As a reminder, this is one of the examples of what they're unable to explain away:

35.gif


GDP performance of parties and divided government

You need to show a model, fuckwit. Correlation doesn't explain anything. How does a Global Business Cycle respond to a Democrat in the WH? How does the internet revolution in business processes affect productivity, profit, job growth, and GDP performance? What did a Democratic House do to influence the revolution? Did a subsequent Republican Administration also capture the growth or was that growth a one time gain? How about time-lag for policies to kick in and modify behavior and decision making? The party in power which passed a policy might be out of power when the policy produces results, both good and bad.

You have to be an idiot to expect people to reach conclusions based on mere correlations.
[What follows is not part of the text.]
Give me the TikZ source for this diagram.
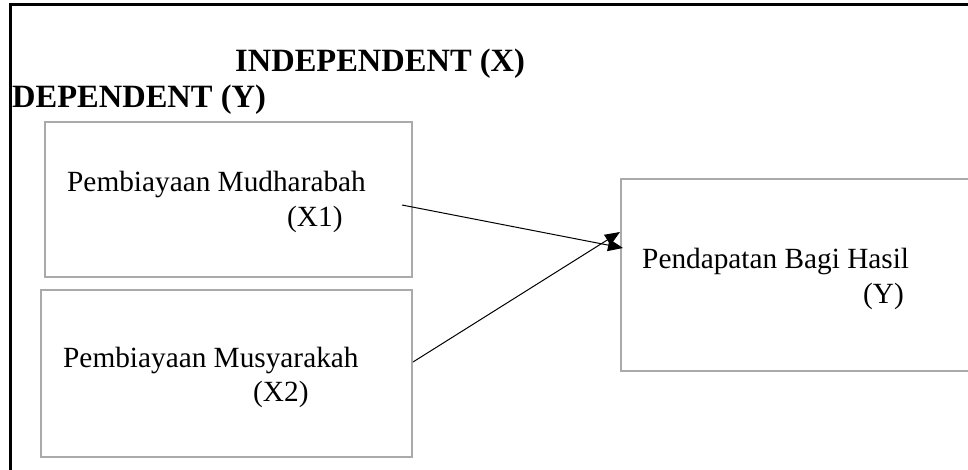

Oops, you yourself have reached conclusions based on mere correlations without understand the CAUSAL relationships which lead to the outcomes. I suppose that that says something about you.
 
Your argument has been that it is liberalism which makes SF so great and Detroit too has been run by a Democratic machine, just like SF, so why aren't they duplicating what's happened in SF? They, after all, have the same ideological levers to pull and SF went through the same economic cycle as Detroit:

Already answered. Again- flight of manufacturing to the third world.

You need to show a model, fuckwit. Correlation doesn't explain anything.

Yeah, the whole "it's probably just a really big coincidence" line isn't working for you lol.